Over the next several hours, he and his wife, Kaldoum Adam Ahmed, 32 and nearly due to deliver their sixth child, helped dig mass graves to bury their friends, neighbors and relatives. Then as dawn approached, Khames returned to his hiding place -- the grass gathered months earlier to feed the family's donkeys -- and burrowed under in hopes of living another day.

He did, remaining in hiding long enough to see his village -- called Deker -- looted and to learn of at least four rapes. "They destroyed everything," said Khames, who has a coffee-colored, triangular face that comes to a point at his goatee. Deprivation had shrunk his body to the point that a copper ring on his left hand dangled from a bony finger.

According to witnesses and an Amnesty International report, the killing spread across three days and devastated Deker and several other villages, as well as the town of Korma, about 45 miles northwest of El Fasher, the capital of North Darfur state. The incident, in the first week of July, is among dozens reportedly involving civilian casualties as the three-year-old war in Darfur has moved into a newly lethal phase since the signing of a peace deal in May.
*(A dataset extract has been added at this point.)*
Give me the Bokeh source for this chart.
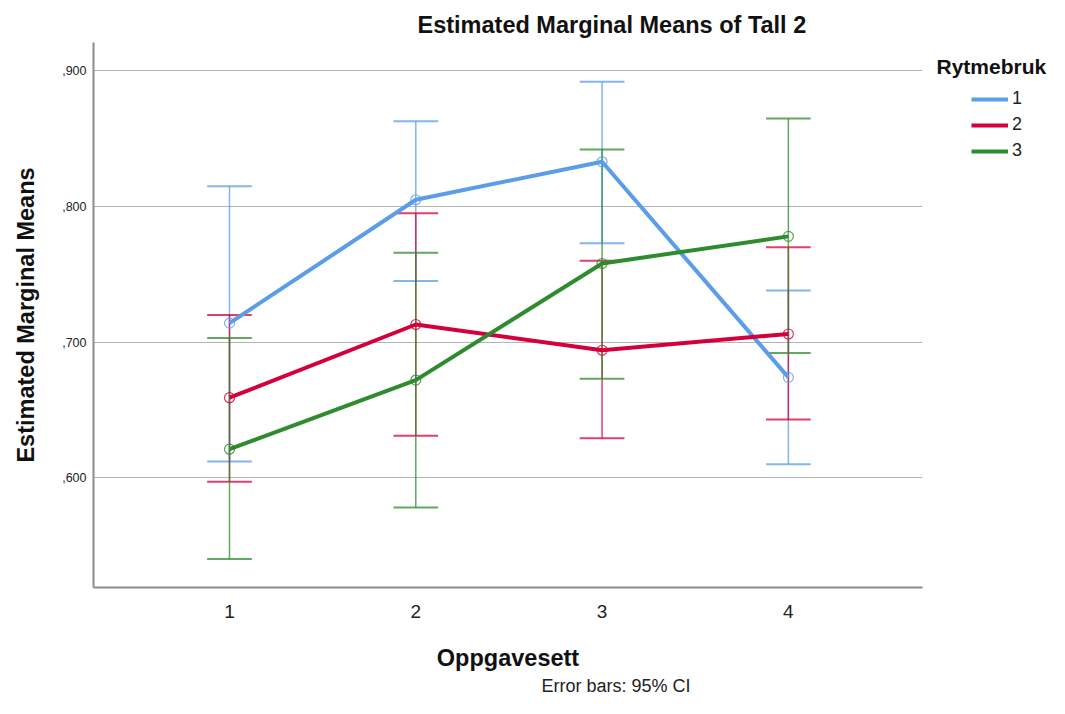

Under the agreement between Sudan's government and one of three Darfur rebel groups, the government is sending about 30,000 troops and police officers to Darfur, where they are joining forces with the rebel group that signed the peace deal....

Wait ... this setup is by design? And the United Nations and the Organization for African Unity, which are allegedly monitoring this, brokered this decision? What the hell were they THINKING?

...Amnesty also reported 39 rapes and 103 injuries, and it said the main attackers were members of the rebel group, headed by Minni Minnawi, that has sided with the government since signing the peace accord. Minnawi, who is now a senior adviser to Sudan's president, Lt. Gen. Omar Hassan al-Bashir, visited President Bush at the White House in July. The Amnesty report said the attackers told their victims, who were unarmed, that they were being punished for not supporting the peace agreement.

Khames said: "All the people are only farmers. There are no rebels there." But he also said he supports rebel leader Abdel Wahed, who did not sign an accord that Khames and many others in Darfur call flawed. "This peace is not going to give us our rights," he said....

Well, since the "peace" (1) isn't, and (2) seems to be producing a one-sided government sanctioned assault and massacre, I would say that Khames is correct, to put it mildly. It won't give them their rights, it won't give them peace, and it won't even preserve their lives.

At this rate, not only will the refugee camps in Darfur never be emptied, but they're likely to essentially remain unarmed prison camps, where refugees can be picked off at will.